Why can’t I let him lead?

Can I let you in on a secret?

 

“I have a much easier time enjoying sex when I am leading”….

There, I said it. The cat is out of the bag.

“I LIKE TO LEAD”

“I like to decide when we are going to have sex and how we are going to have it.”

When I am leading, I enjoy all the plans as they unfold. I take my husband places, I change it up and surprise him. I tune into his body and his arousal – and it actually turns me on. Sometimes I like to turn up the heat, and sometimes I like to make it tantalizingly slow and delicious. And my husband doesn’t seem to have any issue with it. He is able to just go with the flow. Sometimes when I treat him, he just lays back and soaks it in.  Other times when it is more interactive, he hops right on board and doesn’t miss a beat. He can match my mood and my pace and I absolutely know that he is there with me. My body naturally responds, sex is great and I thoroughly enjoy it.

But I know that it is important for my husband to lead, too.

“It’s not that I don’t want my husband to lead.”

“I do.”

“I REALLY do.”

And honestly, maybe I want it too much. Maybe I have too many romantic ideas of what that looks like or unrealistic expectations.

“But I think that it is even worse than that… because my husband is no slouch.”

He has studied me well. He knows my body and how it works. He knows lots of ways that it works. He knows how to hold me different ways depending on my mood. He even uses his words once in a while. He changes things up and is constantly trying new things and sometimes things go great when he leads.

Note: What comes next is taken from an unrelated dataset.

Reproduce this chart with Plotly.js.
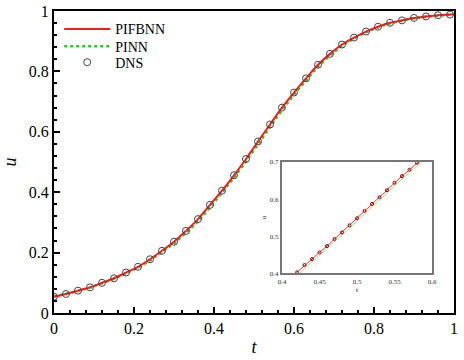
<!DOCTYPE html>
<html>
<head>
<meta charset="utf-8">
<script src="https://cdn.plot.ly/plotly-3.0.1.min.js"></script>
<style>
  html, body { margin: 0; padding: 0; background: #fff; }
  #chart { width: 464px; height: 360px; }
</style>
</head>
<body>
<div id="chart"></div>
<script>
// main panel: sample times (every 0.03) + end point
let lineT = [0, 0.03, 0.06, 0.09, 0.12, 0.15, 0.18, 0.21, 0.24, 0.27, 0.30, 0.33, 0.36, 0.39, 0.42, 0.45, 0.48,
    0.51, 0.54, 0.57, 0.60, 0.63, 0.66, 0.69, 0.72, 0.75, 0.78, 0.81, 0.84, 0.87, 0.90, 0.93, 0.96, 0.99, 1.0];
let pifbnnU = [0.054, 0.063, 0.074, 0.085, 0.100, 0.115, 0.134, 0.153, 0.178, 0.206, 0.236, 0.272, 0.311, 0.358, 0.405, 0.456, 0.510,
    0.568, 0.624, 0.680, 0.730, 0.777, 0.822, 0.858, 0.889, 0.912, 0.932, 0.948, 0.961, 0.969, 0.977, 0.982, 0.986, 0.988, 0.989];
let pinnU = [0.055, 0.063, 0.073, 0.084, 0.098, 0.113, 0.131, 0.150, 0.174, 0.201, 0.230, 0.265, 0.303, 0.349, 0.397, 0.448, 0.502,
    0.560, 0.616, 0.672, 0.723, 0.771, 0.816, 0.853, 0.885, 0.909, 0.930, 0.946, 0.959, 0.968, 0.976, 0.981, 0.985, 0.988, 0.989];
let dnsT = [0, 0.03, 0.06, 0.09, 0.12, 0.15, 0.18, 0.21, 0.24, 0.27, 0.30, 0.33, 0.36, 0.39, 0.42, 0.45, 0.48,
    0.51, 0.54, 0.57, 0.60, 0.63, 0.66, 0.69, 0.72, 0.75, 0.78, 0.81, 0.84, 0.87, 0.90, 0.93, 0.96, 0.99];
let dnsU = [0.054, 0.063, 0.074, 0.085, 0.100, 0.115, 0.134, 0.153, 0.178, 0.206, 0.236, 0.272, 0.311, 0.358, 0.405, 0.456, 0.510,
    0.568, 0.624, 0.680, 0.730, 0.777, 0.822, 0.858, 0.889, 0.912, 0.932, 0.948, 0.961, 0.969, 0.977, 0.982, 0.986, 0.988];

// inset (zoom on 0.4 - 0.6)
let insetT = [0.41, 0.42, 0.43, 0.44, 0.45, 0.46, 0.47, 0.48, 0.49, 0.50, 0.51, 0.52, 0.53, 0.54, 0.55, 0.56, 0.57, 0.58, 0.59];
let insetPifbnn = [0.384, 0.402, 0.422, 0.438, 0.456, 0.473, 0.492, 0.510, 0.529, 0.548, 0.568, 0.587, 0.605, 0.624, 0.644, 0.662, 0.679, 0.698, 0.716];
let insetPinn = [0.376, 0.394, 0.413, 0.430, 0.448, 0.465, 0.484, 0.502, 0.521, 0.540, 0.560, 0.579, 0.597, 0.616, 0.636, 0.654, 0.671, 0.690, 0.708];
let insetDnsT = [0.42, 0.43, 0.44, 0.45, 0.46, 0.47, 0.48, 0.49, 0.50, 0.51, 0.52, 0.53, 0.54, 0.55, 0.56, 0.57, 0.58];
let insetDnsU = [0.402, 0.422, 0.438, 0.456, 0.473, 0.492, 0.510, 0.529, 0.548, 0.568, 0.587, 0.605, 0.624, 0.644, 0.662, 0.679, 0.698];

const serif = "Liberation Serif, Times New Roman, serif";

let traces = [
    {x: lineT, y: pinnU, name: 'PINN', mode: 'lines', legend: 'legend2',
     line: {color: '#22cc22', width: 2.5, dash: 'dot'}},
    {x: lineT, y: pifbnnU, name: 'PIFBNN', mode: 'lines', legend: 'legend',
     line: {color: '#ff1a1a', width: 2, shape: 'spline'}},
    {x: dnsT, y: dnsU, name: 'DNS', mode: 'markers', legend: 'legend3',
     marker: {symbol: 'circle-open', size: 7, color: '#444', line: {width: 1}}},
    // inset
    {x: insetT, y: insetPinn, mode: 'lines', xaxis: 'x2', yaxis: 'y2', showlegend: false,
     line: {color: '#88ee88', width: 1}},
    {x: insetT, y: insetPifbnn, mode: 'lines', xaxis: 'x2', yaxis: 'y2', showlegend: false,
     line: {color: '#ff3030', width: 1}},
    {x: insetDnsT, y: insetDnsU, mode: 'markers', xaxis: 'x2', yaxis: 'y2', showlegend: false,
     marker: {symbol: 'circle-open', size: 3, color: '#800', line: {width: 1}}}
];

function legendAt(y) {
    return {x: 0.013, y: y, xanchor: 'left', yanchor: 'middle', bgcolor: 'rgba(0,0,0,0)',
            font: {size: 14, family: serif}, itemwidth: 46};
}

let layout = {
    width: 464, height: 360,
    margin: {l: 54, r: 10, t: 11, b: 47},
    paper_bgcolor: '#fff', plot_bgcolor: '#fff',
    font: {family: serif, color: '#000', size: 16},
    showlegend: true,
    legend: legendAt(0.939),
    legend2: legendAt(0.882),
    legend3: legendAt(0.829),
    xaxis: {
        range: [0, 1], dtick: 0.2, tickformat: '~g',
        showline: true, linecolor: '#000', linewidth: 2, mirror: true,
        ticks: 'inside', ticklen: 6, tickwidth: 2, tickcolor: '#000',
        minor: {dtick: 0.04, ticks: 'inside', ticklen: 3, tickwidth: 2, tickcolor: '#000'},
        showgrid: false, zeroline: false,
        title: {text: '<i>t</i>', font: {size: 18, family: serif}, standoff: 4}
    },
    yaxis: {
        range: [0, 1], dtick: 0.2, tickformat: '~g',
        showline: true, linecolor: '#000', linewidth: 2, mirror: true,
        ticks: 'inside', ticklen: 6, tickwidth: 2, tickcolor: '#000',
        minor: {dtick: 0.04, ticks: 'inside', ticklen: 3, tickwidth: 2, tickcolor: '#000'},
        showgrid: false, zeroline: false,
        title: {text: '<i>u</i>', font: {size: 18, family: serif}, standoff: 8}
    },
    xaxis2: {
        domain: [0.57, 0.945], anchor: 'y2', range: [0.4, 0.6], dtick: 0.05, tickformat: '~g',
        showline: true, linecolor: '#777', linewidth: 2, mirror: true,
        ticks: '', showgrid: false, zeroline: false,
        tickfont: {size: 7, family: serif, color: '#333'},
        title: {text: 't', font: {size: 7, family: serif}, standoff: 0}
    },
    yaxis2: {
        domain: [0.132, 0.5], anchor: 'x2', range: [0.4, 0.7], dtick: 0.1, tickformat: '~g',
        showline: true, linecolor: '#777', linewidth: 2, mirror: true,
        ticks: '', showgrid: false, zeroline: false,
        tickfont: {size: 7, family: serif, color: '#333'},
        title: {text: 'u', font: {size: 7, family: serif}, standoff: 2}
    }
};

Plotly.newPlot('chart', traces, layout, {displayModeBar: false, staticPlot: true});
</script>
</body>
</html>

But other times, it is a nightmare. As he initiates and tries to take me somewhere, I am laying there analyzing every little move he does and picking it apart. It’s awful, really awful. Honestly, I don’t think it would matter what he did, I think I would still find something wrong with it. Other times, I am laying there worrying about what is coming next, or exactly what he is doing, or even trying to discern if there is a rough spot on his hand that I am feeling.

It is almost as if I am trying to sabotage our connection.

“Why can’t I just relax and enjoy it?”

“Why can’t I just go with the flow like he does?”

“How come I can’t just jump on board with what he has in mind?”

“Why do I have to control what we do?”

Sometimes I actually wonder if I have been possessed. I want him to lead, and then when he does, I pick it apart? That makes no sense.

I am embarrassed to say that many times I end up complaining about what my husband did or did not do. I find some microscopic issue with how he approached me or interacted –  UNTIL REALITY HITS – and I find myself once again apologizing for being so picky and complicated.

I am so glad my husband does not give up on me.

I remember one time when it happened that I actually started praying silently for God to help me get on board and I prayed for the critical spirit to stop. It actually worked. I need to do that again….

I doesn’t seem like this sex thing should be  so hard….But it is.

So don’t give up….

On each other

Or on yourself.

And while you are at it, thank your spouse for not giving up on you. 

Comments 3

  1. I don’t understand this. There is no lead/follow in my marriage bed. We pretty much do the same thing every time (hubby’s choice, not mine) and while I am in top, it isn’t like I am leading anything. I have my turn, then he has his. There isn’t usually any initiating. We pretty much agree upon our set times for sex.

    Maybe that is him leading because if I try to divert from any of the above, it is usually rejected by him.

    • mm

      libl,
      It sounds like you are not totally happy with your current situation. Marriage is hard and sexual intimacy is the hardest. Continue to love your husband right where he is at, but if you dare, take some small steps yourself towards connection. Stay present, see your husband, feel him, smell him, and see if you can entice him to meet you there. I am praying for softness and for walls to be broken down.
      Blessings, Ruth

  2. Wow! It’s like I wrote that. Thank you fur sharing and being do vulnerable. Good even said to Adam and Eve we will struggle over being in control. This certainly is the case for me. TY for the easy and obvious encouragement to send up a prayer when getting in critical mode.